III. The ALJ’s Findings at Step Five

If a claimant cannot perform his or her past relevant work, at step five of the disability evaluation process the ALJ must show there are a significant number of jobs in the national economy the claimant is able to do. See Tackett v. Apfel, 180 F.3d 1094, 1098-99 (9th Cir. 1999); 20 C.F.R. § 416.920(d), (e). The ALJ can do this through the testimony of a vocational expert or by reference to defendant’s Medical-Vocational Guidelines (the “Grids”). Osenbrock v. Apfel, 240 F.3d 1157, 1162 (9th Cir. 2000); Tackett, 180 F.3d at 1100-1101.

An ALJ’s findings will be upheld if the weight of the medical evidence supports the hypothetical posed by the ALJ. See Martinez v. Heckler, 807 F.2d 771, 774 (9th Cir. 1987); Gallant v. Heckler, 753 F.2d 1450, 1456 (9th Cir. 1984). The vocational expert’s testimony therefore must be reliable in light of the medical evidence to qualify as substantial evidence. See Embrey v. Bowen, 849 F.2d 418, 422 (9th Cir. 1988). Accordingly, the ALJ’s description of the claimant’s disability “must be accurate, detailed, and supported by the medical record.” Id. (citations omitted). The ALJ, however, may omit from that description those limitations he or she finds do not exist. See Rollins v. Massanari, 261 F.3d 853, 857 (9th Cir. 2001).

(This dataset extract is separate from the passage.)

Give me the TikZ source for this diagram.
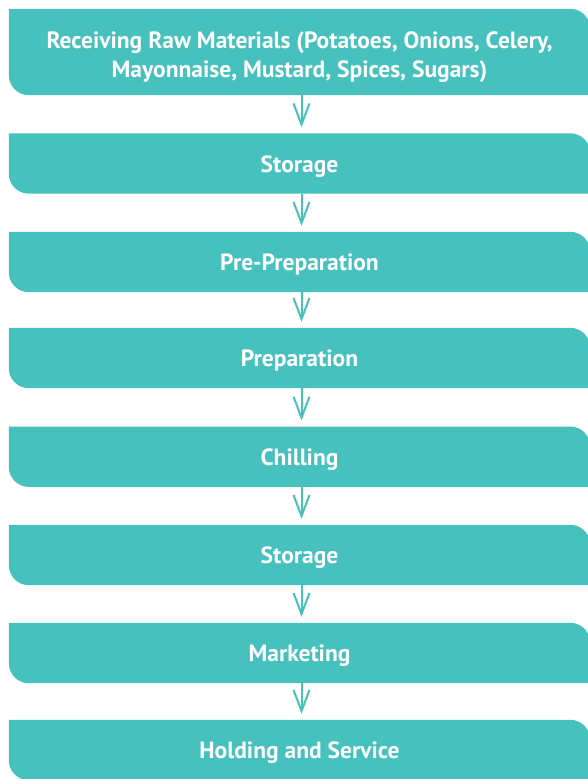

At the hearing, the ALJ posed a hypothetical question to the vocational expert containing substantially the same limitations as were included in the ALJ’s assessment of plaintiff’s RFC. See AR 51-55. In response to that question, the vocational expert testified that an individual with those limitations – and with the same age, education and work experience as plaintiff – would be able to perform other jobs. See id. Based on the testimony of the vocational expert, the ALJ found plaintiff would be capable of performing other jobs existing in significant numbers in the national economy. See AR 23-24. Again, however, because of the ALJ’s errors in evaluating the lay witness evidence in the record and in assessing plaintiff’s RFC, the hypothetical question the ALJ posed cannot be said to completely and accurately describe all of plaintiff’s limitations. As such, the ALJ erred in relying on the vocational expert’s testimony to finding plaintiff to be not disabled here at step five.


Based on the foregoing discussion, the Court hereby finds the ALJ improperly concluded plaintiff was not disabled. Accordingly, defendant’s decision to deny benefits is REVERSED and this matter is REMANDED for further administrative proceedings.